- Born: May 16, 1986 (age 40) Altoona, Wisconsin, U.S.
- Occupation: Dentist
- Known for: Being the Most Traveled American
- Website: https://thesmilemission.com/

= Dustin Pfundheller =

American dentist (born 1987)

Dustin Pfundheller (born May 16, 1986) is an American dentist and is recognized as being both the most-traveled American and the most-traveled person under 40 in the world.

==Early life and education==
Pfundheller was born to Raina and Bob Pfundheller of Altoona, Wisconsin. He attended the University of Wisconsin–River Falls and the University of Florida College of Dentistry.

==Career==
Pfundheller's career began with a dental practice in Singapore, where he worked for six years.
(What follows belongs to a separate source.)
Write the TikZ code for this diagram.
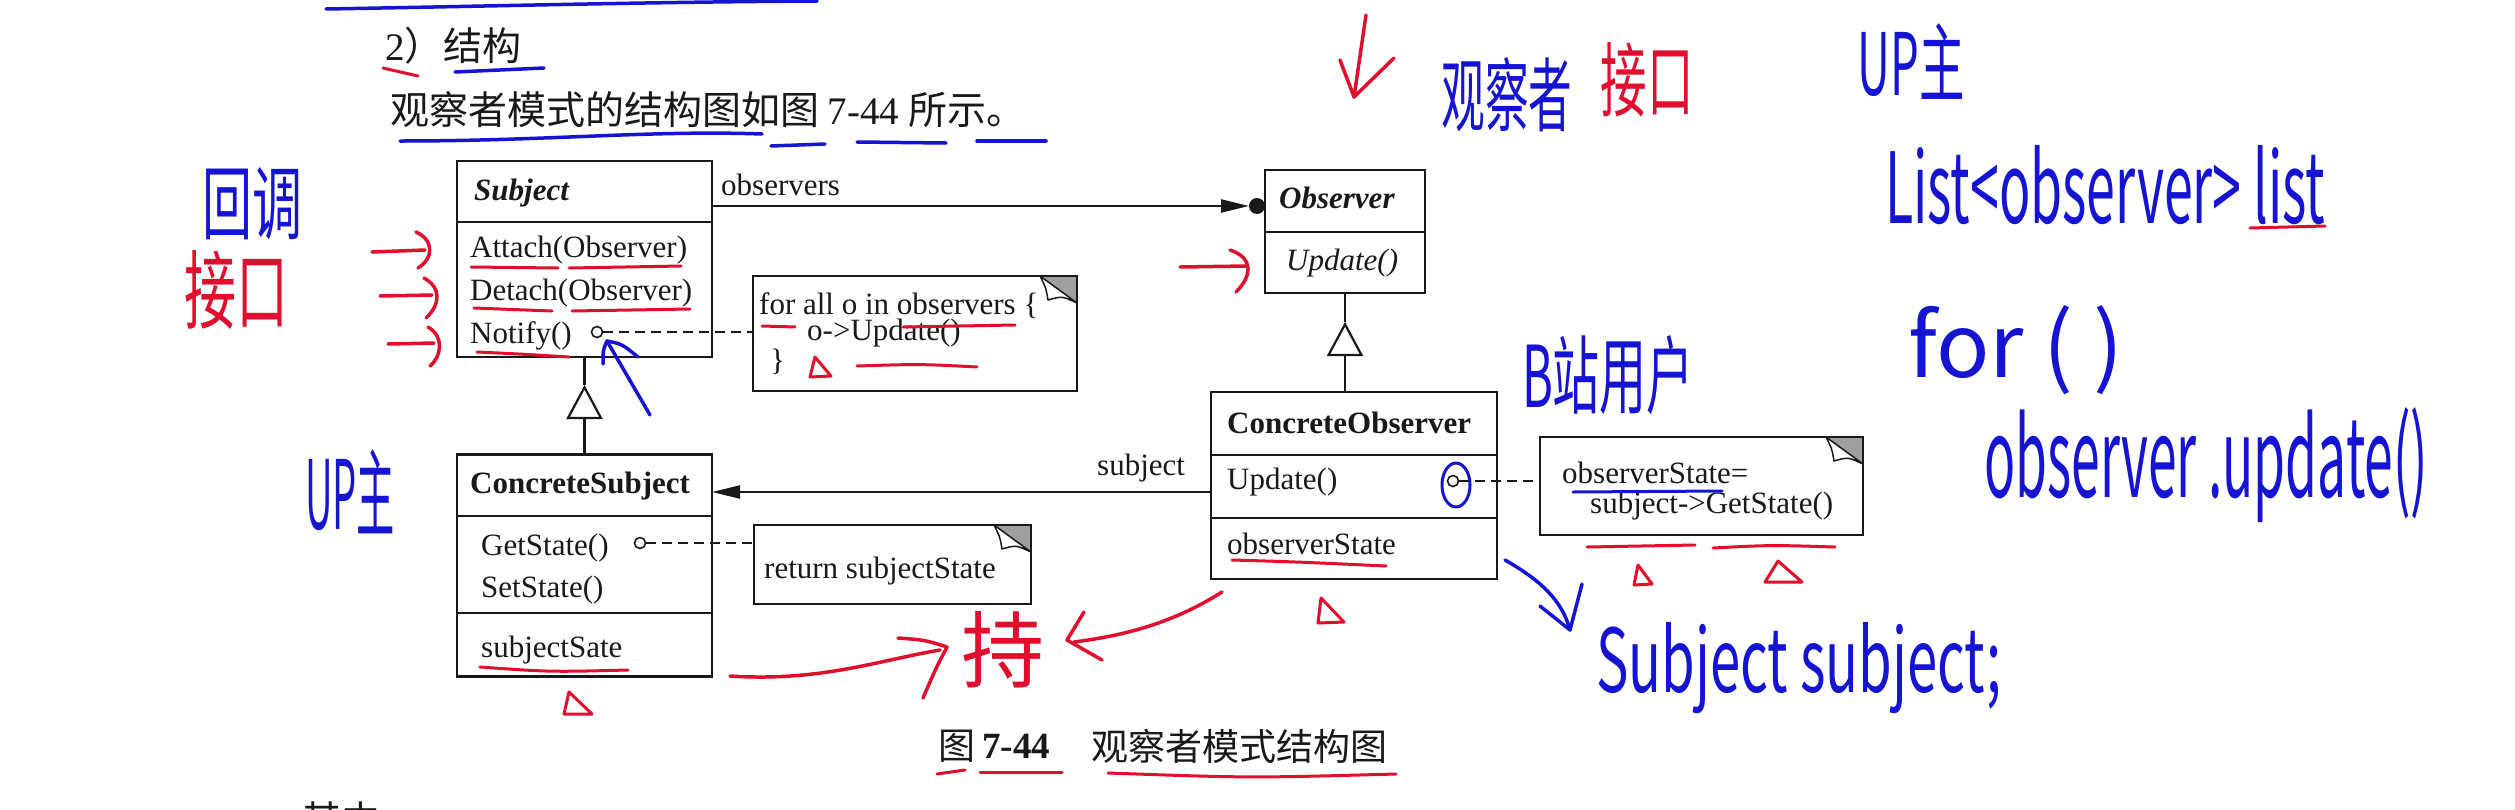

In December 2020, Pfundheller opened a dental clinic focused on affordable access to services in Miami called The Smile Mission.

==Travel and recognition==
Dustin has visited every country in the world, earning him the Guinness World Record as the youngest person to achieve the milestone in 2017, and has been recognized by travel website, Nomad Mania, as being the most-traveled American and the 8th most-traveled individual in the world having visited 1160 of the 1301 geographic regions defined by the site. His travels were self-funded and he instead made use of the dating app Tinder to assist with making travel arrangements. During his travels, Pfundheller often performed dental services in locations with limited access to the specialization. The last country visited by Pfundheller was Israel, admission to which required taking his case to the country's supreme court.

Pfundheller applauded Malaysia's handling of the COVID-19 pandemic and criticized the news coverage of the situation by Al Jazeera.